Agreement on carbon trading rules

For 12 days, U.N. climate summit negotiators will debate how to pay for projects aimed at adapting to and fighting human-caused climate change, which has put Earth on a path toward 2.7° Celsius of warming above the pre-industrial era.

Countries also are working on new targets for cutting greenhouse gas emissions.

It's a deeply uncertain time for climate negotiators who opened the summit on Monday in Baku, Azerbaijan, days after Donald Trump won a second U.S. presidential term – and the opportunity to withdraw the U.S. from the 2015 Paris climate agreement for a second time.

On its first day, however, nations agreed on the rules for launching a U.N.-supported global carbon market to pay for projects that cut carbon emissions. The market will let nations offset some of their pollution by buying high-quality carbon credits from less polluting nations.

Putting fossil fuels in the rearview

It's all but certain Trump will pull the world's second-biggest carbon emitter out of the global pact when he takes office in January.

U.N. climate chief Simon Stiel told the opening of the 29th Conference of the Parties to the U.N. Framework Convention on Climate Change that "this UNFCCC process is the only place we have to address the rampant climate crisis, and to credibly hold each other to account to act on it."

The process is working, he said, because otherwise the world would be headed to 5° Celsius of warming. Climate scientists now expect global temperatures to rise to at least 2.5° above pre-industrial levels this century.

"This crisis is affecting every single individual in the world one way or another," Stiell told the COP29 summit. "That’s why we're here in Baku. We must agree a new global climate finance goal."
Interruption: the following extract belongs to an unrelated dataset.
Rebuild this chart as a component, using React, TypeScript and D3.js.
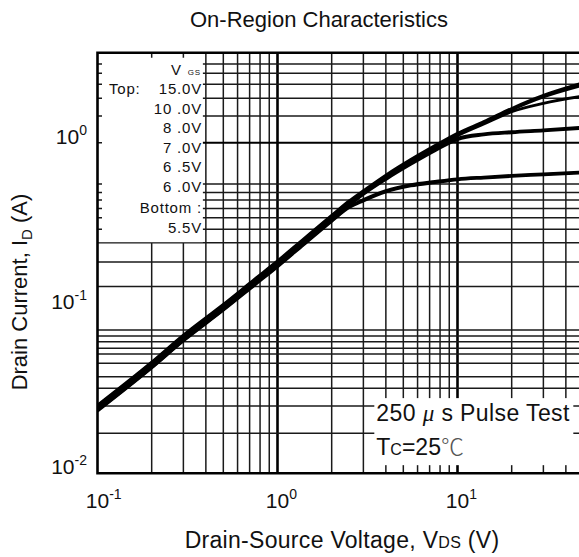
import * as d3 from 'd3';

// drain-source voltage samples (V)
const vds = [0.1, 0.2, 0.3, 0.5, 0.75, 1, 1.4, 2, 2.5, 3, 4, 5.5, 7.5, 10, 14, 20, 30, 48];

// drain current (A)
const id15 = [0.0258, 0.047, 0.0684, 0.105, 0.1498, 0.1924, 0.262, 0.363, 0.444, 0.5115, 0.636, 0.79, 0.96, 1.14, 1.34, 1.61, 1.93, 2.27];
const id10 = [0.0254, 0.0463, 0.0674, 0.1035, 0.1476, 0.1896, 0.2583, 0.3577, 0.4377, 0.504, 0.626, 0.778, 0.945, 1.12, 1.32, 1.585, 1.895, 2.21];
const id8 = [0.025, 0.0457, 0.0665, 0.102, 0.1454, 0.1869, 0.2545, 0.3525, 0.431, 0.499, 0.62, 0.77, 0.935, 1.105, 1.3, 1.54, 1.73, 1.9];
const id7 = [0.0246, 0.0447, 0.0651, 0.1, 0.1425, 0.1832, 0.2495, 0.3455, 0.422, 0.492, 0.61, 0.755, 0.91, 1.06, 1.13, 1.165, 1.195, 1.235];
const id65 = [0.0243, 0.0443, 0.0645, 0.099, 0.1411, 0.1813, 0.247, 0.342, 0.418, 0.487, 0.6, 0.74, 0.895, 1.045, 1.115, 1.15, 1.18, 1.22];
const id6 = [0.0241, 0.0438, 0.0638, 0.098, 0.1397, 0.1795, 0.2444, 0.3385, 0.412, 0.452, 0.512, 0.556, 0.582, 0.604, 0.619, 0.633, 0.647, 0.664];
const id55 = [0.0238, 0.0434, 0.0632, 0.097, 0.1382, 0.1776, 0.2419, 0.335, 0.405, 0.445, 0.505, 0.548, 0.574, 0.597, 0.612, 0.626, 0.64, 0.657];
const curves = [id15, id10, id8, id7, id65, id6, id55];

const vgsLabels = ['15.0V', '10 .0V', '8 .0V', '7 .0V', '6 .5V', '6 .0V', '5.5V'];

// grid
const xMajor = [1, 10];
const xGrid = [0.2, 0.3, 0.4, 0.5, 0.6, 0.7, 0.8, 0.9, 2, 3, 4, 5, 6, 7, 8, 9, 20, 30, 40];
const xTicks = [0.1, 1, 10];
const xExp = ['-1', '0', '1'];
const yMajor = [1];
// horizontal grid as drawn on the original sheet (not evenly spaced)
const yGrid = [0.0175, 0.0255, 0.0327, 0.0384, 0.0463, 0.0527, 0.057, 0.0625, 0.0677, 0.0736, 0.135, 0.19, 0.248, 0.3, 0.352, 0.4, 0.45, 0.5, 0.563, 1.45, 1.856, 2.256, 2.63, 2.99];
const yTicks = [0.01, 0.1, 1];
const yExp = ['-2', '-1', '0'];

const W = 579;
const H = 557;
const FONT = '"Liberation Sans", Arial, sans-serif';

export default function App() {
  const x = d3.scaleLog().domain([0.1, 10]).range([97.5, 457.5]);
  const y = d3.scaleLog().domain([0.01, 1]).range([473.3, 142.7]);
  const left = x(0.1);
  const right = x(50);
  const bottom = y(0.01);
  const top = y(3.5);

  const line = d3
    .line<number>()
    .x((d, i) => x(vds[i]))
    .y((d) => y(d))
    .curve(d3.curveMonotoneX);

  // legend box (upper left) and note box (lower right)
  const lgRight = x(0.385);
  const lgBottom = y(0.25);
  const nb = { x0: x(3.45), x1: x(44), y0: y(0.0285), y1: y(0.0112) };

  const gridColor = '#1a1a1a';

  return (
    <svg width={W} height={H} style={{ position: 'absolute', left: 0, top: 0, background: '#fff' }} fontFamily={FONT}>
      <defs>
        <clipPath id='plot'>
          <rect x={left} y={top} width={right - left} height={bottom - top} />
        </clipPath>
      </defs>
      <text x={319} y={27} textAnchor='middle' fontSize={22} fill='#111'>
        On-Region Characteristics
      </text>

      <g clipPath='url(#plot)'>
        {xGrid.map((v) => (
          <line key={'xg' + v} x1={x(v)} x2={x(v)} y1={top} y2={bottom} stroke={gridColor} strokeWidth={1.5} />
        ))}
        {xMajor.map((v) => (
          <line key={'xm' + v} x1={x(v)} x2={x(v)} y1={top} y2={bottom} stroke='#000' strokeWidth={2.6} />
        ))}
        {yGrid.map((v) => (
          <line key={'yg' + v} x1={left} x2={right} y1={y(v)} y2={y(v)} stroke={gridColor} strokeWidth={1.5} />
        ))}
        {yMajor.map((v) => (
          <line key={'ym' + v} x1={left} x2={right} y1={y(v)} y2={y(v)} stroke='#000' strokeWidth={2} />
        ))}

        {/* white boxes behind legend and note */}
        <rect x={left} y={top} width={lgRight - left} height={lgBottom - top} fill='#fff' />
        <rect x={nb.x0} y={nb.y0} width={nb.x1 - nb.x0} height={nb.y1 - nb.y0} fill='#fff' />

        {/* short ticks inside legend box */}
        {yGrid.concat(yMajor).filter((v) => y(v) < lgBottom).map((v) => (
          <line key={'lt' + v} x1={left} x2={left + 4.5} y1={y(v)} y2={y(v)} stroke={gridColor} strokeWidth={1.5} />
        ))}
        {xGrid.filter((v) => x(v) < lgRight).map((v) => (
          <line key={'tt' + v} x1={x(v)} x2={x(v)} y1={top} y2={top + 5} stroke={gridColor} strokeWidth={1.5} />
        ))}

        {curves.map((c, i) => (
          <path key={'c' + i} d={line(c) || ''} fill='none' stroke='#000' strokeWidth={3} strokeLinejoin='round' />
        ))}
      </g>

      {/* frame: left, bottom, top */}
      <path d={`M${right},${top}H${left}V${bottom}H${right}`} fill='none' stroke='#000' strokeWidth={2.6} />

      {/* legend */}
      <g fontSize={15} fill='#111' letterSpacing={0.8}>
        <text x={201} y={75} textAnchor='end'>
          V<tspan fontSize={8} dx={6}>GS</tspan>
        </text>
        <text x={109} y={94.3}>Top:</text>
        {vgsLabels.map((t, i) => (
          <text key={t} x={202} y={[94.3, 114, 133.3, 152.7, 171.9, 191.7, 233.3][i]} textAnchor='end'>
            {t}
          </text>
        ))}
        <text x={202} y={213.3} textAnchor='end'>Bottom :</text>
      </g>

      {/* note */}
      <g fontSize={23} fill='#111'>
        <text x={nb.x0 + 2} y={421} letterSpacing={0.4}>
          250 <tspan fontFamily='"Liberation Serif", serif' fontStyle='italic'>μ</tspan> s Pulse Test
        </text>
        <text x={nb.x0 + 2} y={455}>
          T<tspan fontSize={16}>C</tspan>=25<tspan fontFamily='"Noto Sans CJK SC", "DejaVu Sans"' fontWeight={300} fill='#555'>℃</tspan>
        </text>
      </g>

      {/* tick labels */}
      <g fontSize={21} fill='#111'>
        {xTicks.map((v, i) => (
          <text key={'xl' + v} x={x(v) - 11.7} y={508}>
            10<tspan fontSize={14} dy={-9}>{xExp[i]}</tspan>
          </text>
        ))}
        {yTicks.map((v, i) => (
          <text key={'yl' + v} x={87} y={y(v) + 1} textAnchor='end'>
            10<tspan fontSize={14} dy={-9}>{yExp[i]}</tspan>
          </text>
        ))}
      </g>

      {/* axis titles */}
      <text x={342} y={548} textAnchor='middle' fontSize={23} letterSpacing={0.3} fill='#111'>
        Drain-Source Voltage, V<tspan fontSize={16}>DS</tspan> (V)
      </text>
      <text transform='translate(27,292) rotate(-90)' textAnchor='middle' fontSize={22} fill='#111'>
        Drain Current, I<tspan fontSize={15} dy={5}>D</tspan>
        <tspan dy={-5}> (A)</tspan>
      </text>
    </svg>
  );
}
At the last COP, negotiators agreed to “transition away” from world's reliance on oil, gas and coal for energy, but declined to use a stronger phrasing to call for a full phase-out. Countries also agreed to triple renewable energy capacity by 2030. 

This year, countries must determine a new global finance goal. It's an update on the target set at Copenhagen in 2009, when rich nations pledged to mobilize US$100 billion a year by 2020 to help developing countries mitigate and adapt to climate change. They finally reached the goal in 2022.

The amount needed now, however, is estimated at between US$500 billion to more than US$1 trillion a year.

Also next year countries are required under the Paris treaty to submit new five-year plans showing how they plan to curb emissions.

This story has been updated with additional details.